*Requirement*:
Skip the images and copy each record exactly as written.
▬▬▬▬▬▬
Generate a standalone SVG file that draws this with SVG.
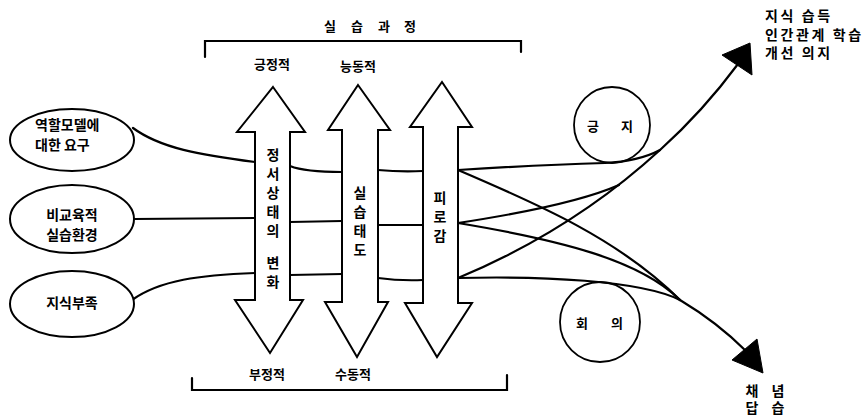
<svg xmlns="http://www.w3.org/2000/svg" width="865" height="417" viewBox="0 0 865 417">
<style>
  .ln { fill: none; stroke: #000; stroke-width: 2.2; stroke-linecap: round; }
  .shape { fill: #fff; stroke: #000; stroke-width: 2; stroke-linejoin: miter; }
  .t { font-family: "Noto Sans CJK KR", "Noto Sans", sans-serif; font-weight: bold; font-size: 14px; fill: #000; }
  .c { text-anchor: middle; dominant-baseline: central; }
  .s { font-size: 13px; }
  .v { writing-mode: vertical-rl; letter-spacing: 4.8px; }
  .head { fill: #000; stroke: #000; stroke-width: 1; stroke-linejoin: round; }
</style>
<rect width="865" height="417" fill="#fff"/>

<g id="title">
  <text class="t s c" x="330 357 384 410" y="25">실습과정</text>
  <path class="ln" d="M205,57 L205,41 L521,41 L521,52" stroke-width="1.8"/>
</g>
<g id="bottom-bracket">
  <path class="ln" d="M192,378 L192,390 L507,390 L507,375" stroke-width="1.8"/>
</g>

<g id="connectors">
  <path class="ln" d="M133,128 C160,148 200,155 255,162"/>
  <path class="ln" d="M134,219 L255,218"/>
  <path class="ln" d="M132,300 C160,280 200,275 255,273"/>
  <path class="ln" d="M290,166 Q305,172 342,172"/>
  <path class="ln" d="M378,170 Q400,172 423,171"/>
  <path class="ln" d="M290,222 L342,221"/>
  <path class="ln" d="M378,225 L423,225"/>
  <path class="ln" d="M290,275 L342,274"/>
  <path class="ln" d="M378,278 Q400,281 423,280"/>
  <path class="ln" d="M458,278 C530,248 600,205 660,150 C690,123 715,95 738,64"/>
  <path class="ln" d="M458,223 C530,212 585,200 619,185"/>
  <path class="ln" d="M458,170 C520,166 570,164 605,163 C625,162 645,158 660,150"/>
  <path class="ln" d="M458,170 C540,205 620,240 680,300"/>
  <path class="ln" d="M458,223 C560,240 640,260 680,300"/>
  <path class="ln" d="M458,278 C540,276 640,280 680,300"/>
  <path class="ln" d="M680,300 C705,315 725,330 746,351"/>
  <polygon class="head" points="722,55 750,43 752,75"/>
  <polygon class="head" points="732,360 757,339 763,373"/>
</g>

<g id="node-role-model">
  <ellipse class="shape" cx="72" cy="140" rx="62" ry="31"/>
  <text class="t" x="35" y="124" dominant-baseline="central">역할모델에</text>
  <text class="t" x="35" y="144" dominant-baseline="central">대한 요구</text>
</g>
<g id="node-environment">
  <ellipse class="shape" cx="72" cy="219" rx="62" ry="34"/>
  <text class="t c" x="72" y="214">비교육적</text>
  <text class="t c" x="72" y="234">실습환경</text>
</g>
<g id="node-knowledge">
  <ellipse class="shape" cx="72" cy="304" rx="62" ry="33"/>
  <text class="t c" x="72" y="302">지식부족</text>
</g>

<g id="arrow-emotion">
  <polygon class="shape" points="273,87 305,132 290,132 290,300 303,300 270,353 235,300 255,300 255,132 237,132"/>
  <text class="t v" x="273" y="148">정서상태의</text>
  <text class="t v" x="273" y="256">변화</text>
</g>
<g id="arrow-attitude">
  <polygon class="shape" points="358,85 390,130 378,130 378,302 388,302 357,357 325,302 342,302 342,130 328,130"/>
  <text class="t v" x="360" y="186">실습태도</text>
</g>
<g id="arrow-fatigue">
  <polygon class="shape" points="442,82 472,127 458,127 458,303 472,303 437,357 405,303 423,303 423,127 410,127"/>
  <text class="t v" x="440" y="191">피로감</text>
</g>

<g id="labels">
  <text class="t s c" x="272" y="63">긍정적</text>
  <text class="t s c" x="358" y="65">능동적</text>
  <text class="t s c" x="267" y="373">부정적</text>
  <text class="t s c" x="353" y="373">수동적</text>
</g>

<g id="node-pride">
  <circle cx="612" cy="125" r="38" fill="none" stroke="#000" stroke-width="1.8"/>
  <text class="t s c" x="593 627" y="125">긍지</text>
</g>
<g id="node-doubt">
  <circle cx="600" cy="322" r="40" fill="none" stroke="#000" stroke-width="1.8"/>
  <text class="t s c" x="582 617" y="322">회의</text>
</g>

<g id="outcome-positive">
  <text class="t" x="765" y="15" dominant-baseline="central" font-size="12.5" letter-spacing="2.6">지식 습득</text>
  <text class="t" x="765" y="33.5" dominant-baseline="central" font-size="12.5" letter-spacing="2.6">인간관계 학습</text>
  <text class="t" x="765" y="52" dominant-baseline="central" font-size="12.5" letter-spacing="2.6">개선 의지</text>
</g>
<g id="outcome-negative">
  <text class="t" font-size="12" writing-mode="vertical-rl" letter-spacing="3" x="752" y="384">채답</text>
  <text class="t" font-size="12" writing-mode="vertical-rl" letter-spacing="3" x="778" y="384">념습</text>
</g>
</svg>
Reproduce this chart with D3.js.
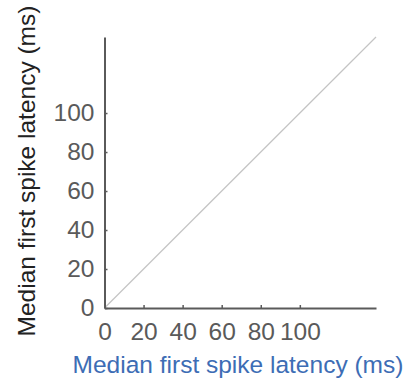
<!DOCTYPE html>
<html>
<head>
<meta charset="utf-8">
<script src="https://cdn.jsdelivr.net/npm/d3@7"></script>
<style>
  body { margin: 0; background: #fff; }
  svg { display: block; font-family: "Liberation Sans", Arial, sans-serif; }
</style>
</head>
<body>
<div class="chart"></div>
<script>
// chart data
let xTicks = [0, 20, 40, 60, 80, 100]
let yTicks = [0, 20, 40, 60, 80, 100]
let axisMax = 139
let unity = [0, 139] // identity line, x = y

let w = 411
let h = 383
let font = "'Liberation Sans', Arial, sans-serif"

let svg = d3.select(".chart")
            .append("svg")
            .attr("width", w)
            .attr("height", h);

let x = d3.scaleLinear().domain([0, axisMax]).range([104.5, 376])
let y = d3.scaleLinear().domain([0, axisMax]).range([308, 37])

// identity line
svg.append("path")
   .datum(unity)
   .attr("d", d3.line().x(d => x(d)).y(d => y(d)))
   .attr("stroke", "#c4c4c4")
   .attr("stroke-width", 1.2)
   .attr("fill", "none");

let xAxis = svg.append("g")
   .attr("transform", "translate(0," + y(0) + ")")
   .call(d3.axisBottom(x).tickValues(xTicks).tickSizeInner(-3).tickSizeOuter(0).tickPadding(15));

let yAxis = svg.append("g")
   .attr("transform", "translate(" + x(0) + ",0)")
   .call(d3.axisLeft(y).tickValues(yTicks).tickSizeInner(-3).tickSizeOuter(0).tickPadding(10));

[xAxis, yAxis].forEach(function(g) {
  g.select(".domain").attr("stroke", "#5a5a5a").attr("stroke-width", 2);
  g.selectAll(".tick line").attr("stroke", "#5a5a5a").attr("stroke-width", 1.5);
  g.selectAll(".tick text")
   .attr("fill", "#5a5a5a")
   .style("font-size", "24.5px")
   .style("font-family", font);
});

// axis titles
svg.append("text")
   .attr("x", 238)
   .attr("y", 373)
   .attr("text-anchor", "middle")
   .attr("fill", "#3d6db5")
   .style("font-size", "24.5px")
   .style("font-family", font)
   .text("Median first spike latency (ms)");

svg.append("text")
   .attr("transform", "translate(35,171) rotate(-90)")
   .attr("text-anchor", "middle")
   .attr("fill", "#222")
   .style("font-size", "24.5px")
   .style("font-family", font)
   .text("Median first spike latency (ms)");
</script>
</body>
</html>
▬▬▬▬▬▬
*Correct result*:
Generate a standalone SVG file that draws this with SVG.
<svg xmlns="http://www.w3.org/2000/svg" width="865" height="417" viewBox="0 0 865 417">
<style>
  .ln { fill: none; stroke: #000; stroke-width: 2.2; stroke-linecap: round; }
  .shape { fill: #fff; stroke: #000; stroke-width: 2; stroke-linejoin: miter; }
  .t { font-family: "Noto Sans CJK KR", "Noto Sans", sans-serif; font-weight: bold; font-size: 14px; fill: #000; }
  .c { text-anchor: middle; dominant-baseline: central; }
  .s { font-size: 13px; }
  .v { writing-mode: vertical-rl; letter-spacing: 4.8px; }
  .head { fill: #000; stroke: #000; stroke-width: 1; stroke-linejoin: round; }
</style>
<rect width="865" height="417" fill="#fff"/>

<g id="title">
  <text class="t s c" x="330 357 384 410" y="25">실습과정</text>
  <path class="ln" d="M205,57 L205,41 L521,41 L521,52" stroke-width="1.8"/>
</g>
<g id="bottom-bracket">
  <path class="ln" d="M192,378 L192,390 L507,390 L507,375" stroke-width="1.8"/>
</g>

<g id="connectors">
  <path class="ln" d="M133,128 C160,148 200,155 255,162"/>
  <path class="ln" d="M134,219 L255,218"/>
  <path class="ln" d="M132,300 C160,280 200,275 255,273"/>
  <path class="ln" d="M290,166 Q305,172 342,172"/>
  <path class="ln" d="M378,170 Q400,172 423,171"/>
  <path class="ln" d="M290,222 L342,221"/>
  <path class="ln" d="M378,225 L423,225"/>
  <path class="ln" d="M290,275 L342,274"/>
  <path class="ln" d="M378,278 Q400,281 423,280"/>
  <path class="ln" d="M458,278 C530,248 600,205 660,150 C690,123 715,95 738,64"/>
  <path class="ln" d="M458,223 C530,212 585,200 619,185"/>
  <path class="ln" d="M458,170 C520,166 570,164 605,163 C625,162 645,158 660,150"/>
  <path class="ln" d="M458,170 C540,205 620,240 680,300"/>
  <path class="ln" d="M458,223 C560,240 640,260 680,300"/>
  <path class="ln" d="M458,278 C540,276 640,280 680,300"/>
  <path class="ln" d="M680,300 C705,315 725,330 746,351"/>
  <polygon class="head" points="722,55 750,43 752,75"/>
  <polygon class="head" points="732,360 757,339 763,373"/>
</g>

<g id="node-role-model">
  <ellipse class="shape" cx="72" cy="140" rx="62" ry="31"/>
  <text class="t" x="35" y="124" dominant-baseline="central">역할모델에</text>
  <text class="t" x="35" y="144" dominant-baseline="central">대한 요구</text>
</g>
<g id="node-environment">
  <ellipse class="shape" cx="72" cy="219" rx="62" ry="34"/>
  <text class="t c" x="72" y="214">비교육적</text>
  <text class="t c" x="72" y="234">실습환경</text>
</g>
<g id="node-knowledge">
  <ellipse class="shape" cx="72" cy="304" rx="62" ry="33"/>
  <text class="t c" x="72" y="302">지식부족</text>
</g>

<g id="arrow-emotion">
  <polygon class="shape" points="273,87 305,132 290,132 290,300 303,300 270,353 235,300 255,300 255,132 237,132"/>
  <text class="t v" x="273" y="148">정서상태의</text>
  <text class="t v" x="273" y="256">변화</text>
</g>
<g id="arrow-attitude">
  <polygon class="shape" points="358,85 390,130 378,130 378,302 388,302 357,357 325,302 342,302 342,130 328,130"/>
  <text class="t v" x="360" y="186">실습태도</text>
</g>
<g id="arrow-fatigue">
  <polygon class="shape" points="442,82 472,127 458,127 458,303 472,303 437,357 405,303 423,303 423,127 410,127"/>
  <text class="t v" x="440" y="191">피로감</text>
</g>

<g id="labels">
  <text class="t s c" x="272" y="63">긍정적</text>
  <text class="t s c" x="358" y="65">능동적</text>
  <text class="t s c" x="267" y="373">부정적</text>
  <text class="t s c" x="353" y="373">수동적</text>
</g>

<g id="node-pride">
  <circle cx="612" cy="125" r="38" fill="none" stroke="#000" stroke-width="1.8"/>
  <text class="t s c" x="593 627" y="125">긍지</text>
</g>
<g id="node-doubt">
  <circle cx="600" cy="322" r="40" fill="none" stroke="#000" stroke-width="1.8"/>
  <text class="t s c" x="582 617" y="322">회의</text>
</g>

<g id="outcome-positive">
  <text class="t" x="765" y="15" dominant-baseline="central" font-size="12.5" letter-spacing="2.6">지식 습득</text>
  <text class="t" x="765" y="33.5" dominant-baseline="central" font-size="12.5" letter-spacing="2.6">인간관계 학습</text>
  <text class="t" x="765" y="52" dominant-baseline="central" font-size="12.5" letter-spacing="2.6">개선 의지</text>
</g>
<g id="outcome-negative">
  <text class="t" font-size="12" writing-mode="vertical-rl" letter-spacing="3" x="752" y="384">채답</text>
  <text class="t" font-size="12" writing-mode="vertical-rl" letter-spacing="3" x="778" y="384">념습</text>
</g>
</svg>
Reproduce this chart with D3.js.
<!DOCTYPE html>
<html>
<head>
<meta charset="utf-8">
<script src="https://cdn.jsdelivr.net/npm/d3@7"></script>
<style>
  body { margin: 0; background: #fff; }
  svg { display: block; font-family: "Liberation Sans", Arial, sans-serif; }
</style>
</head>
<body>
<div class="chart"></div>
<script>
// chart data
let xTicks = [0, 20, 40, 60, 80, 100]
let yTicks = [0, 20, 40, 60, 80, 100]
let axisMax = 139
let unity = [0, 139] // identity line, x = y

let w = 411
let h = 383
let font = "'Liberation Sans', Arial, sans-serif"

let svg = d3.select(".chart")
            .append("svg")
            .attr("width", w)
            .attr("height", h);

let x = d3.scaleLinear().domain([0, axisMax]).range([104.5, 376])
let y = d3.scaleLinear().domain([0, axisMax]).range([308, 37])

// identity line
svg.append("path")
   .datum(unity)
   .attr("d", d3.line().x(d => x(d)).y(d => y(d)))
   .attr("stroke", "#c4c4c4")
   .attr("stroke-width", 1.2)
   .attr("fill", "none");

let xAxis = svg.append("g")
   .attr("transform", "translate(0," + y(0) + ")")
   .call(d3.axisBottom(x).tickValues(xTicks).tickSizeInner(-3).tickSizeOuter(0).tickPadding(15));

let yAxis = svg.append("g")
   .attr("transform", "translate(" + x(0) + ",0)")
   .call(d3.axisLeft(y).tickValues(yTicks).tickSizeInner(-3).tickSizeOuter(0).tickPadding(10));

[xAxis, yAxis].forEach(function(g) {
  g.select(".domain").attr("stroke", "#5a5a5a").attr("stroke-width", 2);
  g.selectAll(".tick line").attr("stroke", "#5a5a5a").attr("stroke-width", 1.5);
  g.selectAll(".tick text")
   .attr("fill", "#5a5a5a")
   .style("font-size", "24.5px")
   .style("font-family", font);
});

// axis titles
svg.append("text")
   .attr("x", 238)
   .attr("y", 373)
   .attr("text-anchor", "middle")
   .attr("fill", "#3d6db5")
   .style("font-size", "24.5px")
   .style("font-family", font)
   .text("Median first spike latency (ms)");

svg.append("text")
   .attr("transform", "translate(35,171) rotate(-90)")
   .attr("text-anchor", "middle")
   .attr("fill", "#222")
   .style("font-size", "24.5px")
   .style("font-family", font)
   .text("Median first spike latency (ms)");
</script>
</body>
</html>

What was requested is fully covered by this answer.